§ What you need to do
Produce a word-for-word copy of the listing below without its pictures.

§ Raw data
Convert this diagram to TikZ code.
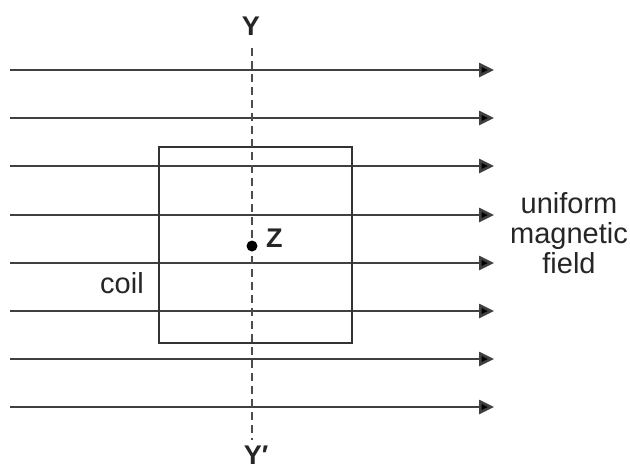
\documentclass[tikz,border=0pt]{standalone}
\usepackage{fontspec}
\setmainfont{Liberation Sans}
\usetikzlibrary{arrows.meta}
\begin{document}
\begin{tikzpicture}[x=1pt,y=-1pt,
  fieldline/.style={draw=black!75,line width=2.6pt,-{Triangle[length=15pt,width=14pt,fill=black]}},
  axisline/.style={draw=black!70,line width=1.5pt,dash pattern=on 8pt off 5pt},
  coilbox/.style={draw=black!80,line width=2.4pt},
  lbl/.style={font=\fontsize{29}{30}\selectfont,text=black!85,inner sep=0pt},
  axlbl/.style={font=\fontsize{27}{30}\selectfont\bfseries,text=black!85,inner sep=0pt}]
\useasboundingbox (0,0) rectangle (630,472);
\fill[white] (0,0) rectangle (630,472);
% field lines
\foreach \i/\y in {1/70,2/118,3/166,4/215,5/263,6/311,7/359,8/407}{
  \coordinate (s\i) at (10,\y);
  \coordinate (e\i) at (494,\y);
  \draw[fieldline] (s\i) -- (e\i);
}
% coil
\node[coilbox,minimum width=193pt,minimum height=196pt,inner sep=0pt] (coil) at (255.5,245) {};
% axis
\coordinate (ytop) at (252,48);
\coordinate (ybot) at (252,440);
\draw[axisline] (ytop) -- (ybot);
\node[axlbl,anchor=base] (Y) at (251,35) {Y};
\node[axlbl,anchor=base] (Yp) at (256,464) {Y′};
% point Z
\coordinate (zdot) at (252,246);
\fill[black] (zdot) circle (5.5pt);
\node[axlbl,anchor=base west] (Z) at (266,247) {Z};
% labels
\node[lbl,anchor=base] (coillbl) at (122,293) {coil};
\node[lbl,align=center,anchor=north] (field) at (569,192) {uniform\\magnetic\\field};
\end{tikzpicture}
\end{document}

§ Solution to the exercise
Convert this diagram to TikZ code.
\documentclass[tikz,border=0pt]{standalone}
\usepackage{fontspec}
\setmainfont{Liberation Sans}
\usetikzlibrary{arrows.meta}
\begin{document}
\begin{tikzpicture}[x=1pt,y=-1pt,
  fieldline/.style={draw=black!75,line width=2.6pt,-{Triangle[length=15pt,width=14pt,fill=black]}},
  axisline/.style={draw=black!70,line width=1.5pt,dash pattern=on 8pt off 5pt},
  coilbox/.style={draw=black!80,line width=2.4pt},
  lbl/.style={font=\fontsize{29}{30}\selectfont,text=black!85,inner sep=0pt},
  axlbl/.style={font=\fontsize{27}{30}\selectfont\bfseries,text=black!85,inner sep=0pt}]
\useasboundingbox (0,0) rectangle (630,472);
\fill[white] (0,0) rectangle (630,472);
% field lines
\foreach \i/\y in {1/70,2/118,3/166,4/215,5/263,6/311,7/359,8/407}{
  \coordinate (s\i) at (10,\y);
  \coordinate (e\i) at (494,\y);
  \draw[fieldline] (s\i) -- (e\i);
}
% coil
\node[coilbox,minimum width=193pt,minimum height=196pt,inner sep=0pt] (coil) at (255.5,245) {};
% axis
\coordinate (ytop) at (252,48);
\coordinate (ybot) at (252,440);
\draw[axisline] (ytop) -- (ybot);
\node[axlbl,anchor=base] (Y) at (251,35) {Y};
\node[axlbl,anchor=base] (Yp) at (256,464) {Y′};
% point Z
\coordinate (zdot) at (252,246);
\fill[black] (zdot) circle (5.5pt);
\node[axlbl,anchor=base west] (Z) at (266,247) {Z};
% labels
\node[lbl,anchor=base] (coillbl) at (122,293) {coil};
\node[lbl,align=center,anchor=north] (field) at (569,192) {uniform\\magnetic\\field};
\end{tikzpicture}
\end{document}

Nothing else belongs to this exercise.